Florida Legislature sells state to highest bidder

From the Tampa Tribune

by Mike Salinero

Florida's growth management protections, enshrined in a ground-breaking 1985 law, are being swept away by lawmakers who see them as roadblocks to economic development.

Bills moving rapidly in the state House and Senate would virtually gut the 1985 Growth Management Act, eliminating state planners' review and approval authority over local government land-use decisions. The House bill would also make it harder for regular citizens to challenge the legality of developments, a provision absent so far in the Senate version.

"The result of those two bills will be that growth management as we've known it in Florida since 1985 will go away," said Charles Lee, a lobbyist for Audubon of Florida.

Another growth management bill scheduled for debate in the Senate today would make changes to a 2009 law that dealt broadly with how developers pay for road improvements when their projects increase traffic, known as concurrency. The bill would eliminate concurrency in dense urban areas, which the Legislature defined as 1,000 residents per square mile.

The courts struck down the law because it violated the state constitution's prohibition against a law dealing with more than one subject. If the House and Senate pass the bill by two-third majorities, it would also blunt court challenges by a score of local governments who say the law is an unfunded mandate.

The bold changes proposed in growth law reflect the large majorities the Republicans command in both houses and their impatience with regulations and bureaucracies they say are choking growth and economic recovery.

"What Floridians should be concerned about is that they're going up against North Carolina, Georgia and Alabama" in trying to attract businesses, said Doug Buck, lobbyist for the Florida Home Builders Association, which supports the bills. "We want Florida to compete again … our laws are so difficult and time-consuming, we lose."

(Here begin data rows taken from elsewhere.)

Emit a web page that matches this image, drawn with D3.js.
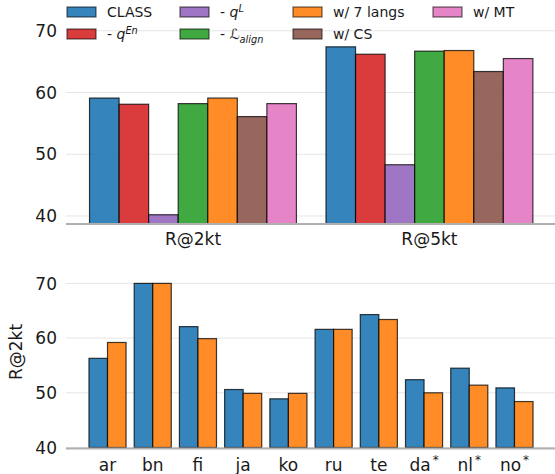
<!DOCTYPE html>
<html>
<head>
<meta charset="utf-8">
<script src="https://cdn.jsdelivr.net/npm/d3@7"></script>
<style>
  html, body { margin: 0; padding: 0; background: #fff; }
  svg { display: block; font-family: "DejaVu Sans", sans-serif; }
</style>
</head>
<body>
<svg id="chart" width="555" height="474"></svg>
<script>
// ---------- data ----------
const topGroups = ["R@2kt", "R@5kt"];
const topSeries = ["CLASS", "- $q^{En}$", "- $q^{L}$", "- $ℒ_{align}$", "w/ 7 langs", "w/ CS", "w/ MT"];
const topColors = ["#1f77b4", "#d62728", "#9467bd", "#2ca02c", "#ff7f0e", "#8c564b", "#e377c2"];
const r2ktValues = [59.1, 58.1, 40.2, 58.2, 59.1, 56.1, 58.2];
const r5ktValues = [67.4, 66.2, 48.3, 66.7, 66.8, 63.4, 65.5];

const langs = ["ar", "bn", "fi", "ja", "ko", "ru", "te", "da^{*}", "nl^{*}", "no^{*}"];
const langSeries = ["CLASS", "w/ 7 langs"];
const langColors = ["#1f77b4", "#ff7f0e"];
const langClass = [56.3, 70.0, 62.1, 50.6, 48.9, 61.6, 64.3, 52.4, 54.5, 50.9];
const lang7 = [59.2, 70.0, 59.9, 49.9, 49.9, 61.6, 63.4, 50.0, 51.4, 48.4];

const yTicks = [40, 50, 60, 70];
const bottomYLabel = "R@2kt";

// ---------- helpers ----------
function rich(textSel, str, base) {
  const parts = str.split("$");
  let pending = 0;
  parts.forEach((p, i) => {
    const math = i % 2 === 1;
    const re = /([\^_])\{([^}]*)\}|([^\^_]+)/g;
    let m;
    while ((m = re.exec(p))) {
      if (m[1]) {
        const shift = m[1] === "^" ? -base * 0.4 : base * 0.25;
        textSel.append("tspan")
          .attr("font-size", base * 0.7)
          .attr("dx", math ? 0 : base * 0.12)
          .attr("dy", pending + shift)
          .style("font-style", math ? "italic" : null)
          .text(m[2]);
        pending = -shift;
      } else {
        textSel.append("tspan")
          .attr("dy", pending)
          .style("font-style", math ? "italic" : null)
          .text(m[3]);
        pending = 0;
      }
    }
  });
}

const svg = d3.select("#chart");
const left = 66, right = 555;
const tickSize = 17;

function drawFrame(g, y) {
  g.selectAll("line.grid").data(yTicks).join("line")
    .attr("class", "grid")
    .attr("x1", left).attr("x2", right)
    .attr("y1", d => y(d)).attr("y2", d => y(d))
    .attr("stroke", "#e5e5e5").attr("stroke-width", 1);
  g.selectAll("text.ytick").data(yTicks).join("text")
    .attr("class", "ytick")
    .attr("x", 57).attr("y", d => y(d))
    .attr("dy", "0.36em")
    .attr("text-anchor", "end")
    .attr("font-size", tickSize)
    .attr("fill", "#1a1a1a")
    .text(d => d);
}

function drawSpine(g, bottomY) {
  g.append("line")
    .attr("x1", left).attr("x2", right)
    .attr("y1", bottomY).attr("y2", bottomY)
    .attr("stroke", "#b0b0b0").attr("stroke-width", 2);
}

// ---------- top panel ----------
const topG = svg.append("g");
const yTop = d3.scaleLinear().domain([38.7, 74.5]).range([224, 3]);
const xTop = d3.scaleLinear().domain([-0.537, 1.531]).range([left, right]);
const topBottom = yTop(38.7);
drawFrame(topG, yTop);

const barW = 0.125;
const topData = [];
[r2ktValues, r5ktValues].forEach((vals, gi) => {
  vals.forEach((v, si) => topData.push({ gi, si, v }));
});
topG.selectAll("rect.bar").data(topData).join("rect")
  .attr("class", "bar")
  .attr("x", d => xTop(d.gi + (d.si - 3) * barW - barW / 2))
  .attr("width", d => xTop(barW) - xTop(0))
  .attr("y", d => yTop(d.v))
  .attr("height", d => topBottom - yTop(d.v))
  .attr("fill", d => topColors[d.si]).attr("fill-opacity", 0.9)
  .attr("stroke", "#000").attr("stroke-opacity", 0.75).attr("stroke-width", 1.2);
drawSpine(topG, topBottom);

topG.selectAll("text.xtick").data(topGroups).join("text")
  .attr("class", "xtick")
  .attr("x", (d, i) => xTop(i)).attr("y", topBottom + 21)
  .attr("text-anchor", "middle").attr("font-size", tickSize).attr("fill", "#1a1a1a")
  .text(d => d);

// legend
const legCols = [67, 180, 293, 433];
const legRows = [12, 34];
const legG = topG.append("g");
topSeries.forEach((name, i) => {
  const col = Math.floor(i / 2), row = i % 2;
  const cx = legCols[col], cy = legRows[row];
  legG.append("rect")
    .attr("x", cx).attr("y", cy - 5).attr("width", 29).attr("height", 10)
    .attr("fill", topColors[i]).attr("fill-opacity", 0.9)
    .attr("stroke", "#000").attr("stroke-opacity", 0.6).attr("stroke-width", 1.2);
  const t = legG.append("text")
    .attr("x", cx + 40).attr("y", cy + 5.1)
    .attr("font-size", 14).attr("fill", "#1a1a1a");
  rich(t, name, 14);
});

// ---------- bottom panel ----------
const botG = svg.append("g");
const yBot = d3.scaleLinear().domain([40, 70]).range([447.5, 283.4]);
const xBot = d3.scaleLinear().domain([-0.918, 9.896]).range([left, right]);
const botBottom = yBot(40);
drawFrame(botG, yBot);

const pairW = 0.41;
const botData = [];
[langClass, lang7].forEach((vals, si) => {
  vals.forEach((v, li) => botData.push({ li, si, v }));
});
botG.selectAll("rect.bar").data(botData).join("rect")
  .attr("class", "bar")
  .attr("x", d => xBot(d.li + (d.si - 1) * pairW))
  .attr("width", d => xBot(pairW) - xBot(0))
  .attr("y", d => yBot(d.v))
  .attr("height", d => botBottom - yBot(d.v))
  .attr("fill", d => langColors[d.si]).attr("fill-opacity", 0.9)
  .attr("stroke", "#000").attr("stroke-opacity", 0.75).attr("stroke-width", 1.2);
drawSpine(botG, botBottom + 1);

langs.forEach((name, i) => {
  const t = botG.append("text")
    .attr("x", xBot(i)).attr("y", botBottom + 23)
    .attr("text-anchor", "middle").attr("font-size", tickSize).attr("fill", "#1a1a1a");
  rich(t, name, tickSize);
});

botG.append("text")
  .attr("transform", `translate(22, 352) rotate(-90)`)
  .attr("text-anchor", "middle").attr("font-size", tickSize).attr("fill", "#1a1a1a")
  .text(bottomYLabel);
</script>
</body>
</html>
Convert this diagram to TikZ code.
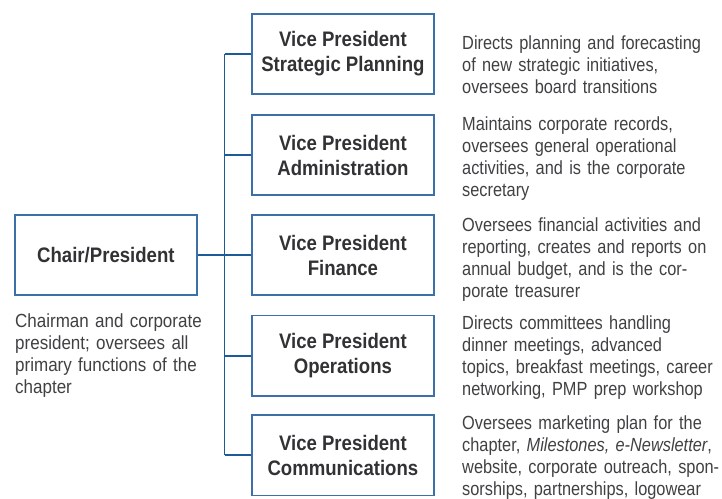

The House bill raises the legal bar for residents who want to challenge their county commission's land-use decisions in administrative law court.

"You're making it practically impossible for a citizen to win one of these plan amendment challenges," said Charles Pattison, director of 1000 Friends of Florida, a non-profit organization that advocates smart growth.

But for supporters of the law, like Tampa land-use lawyer Ron Weaver, the change "rationalizes" the system, limiting citizen challenges to issues involving the most important state resources, such as rivers and wetlands.

"Citizens are just as empowered as they used to be," Weaver said, "They're just going to have to pick important state issues rather than nit-picking."

The agency chiefly responsible for enforcing Florida's growth management rules, the Department of Community Affairs, would be greatly diminished under both chambers'bills.

The DCA would no longer do extensive reviews of proposed amendments to local comprehensive growth plans. Its commentary on proposed changes, called "Objections, Recommendations and Comments," often prevents costly sprawl development in rural areas far from public water, sewer and other infrastructure, supporters say.

Instead, the DCA would be limited to giving the comp plan changes a thumbs up or down. Currently, the agency approves about 93 percent of the comp plan amendments it reviews, though many undergo substantial changes at the direction of state planners.

Further, the bills repeal the sections of the law that contain the criteria DCA uses to review the local comp plan changes. Without the criteria, Lee said, the agency will have nothing to enforce.

"It's the meat of the coconut," the Audubon lobbyist said.

Nor would the DCA be able to intervene in citizen challenges to comp plan amendments as it did when Miami-Dade County officials approved a large industrial complex in the Everglades, one of the state's natural wonders. The agency prevailed over the county and developers in administrative law court, and the complex was never built.

Other changes to the law will eliminate the requirements that developers show their projects are financially feasible and needed. Supporters say the market will make those decisions.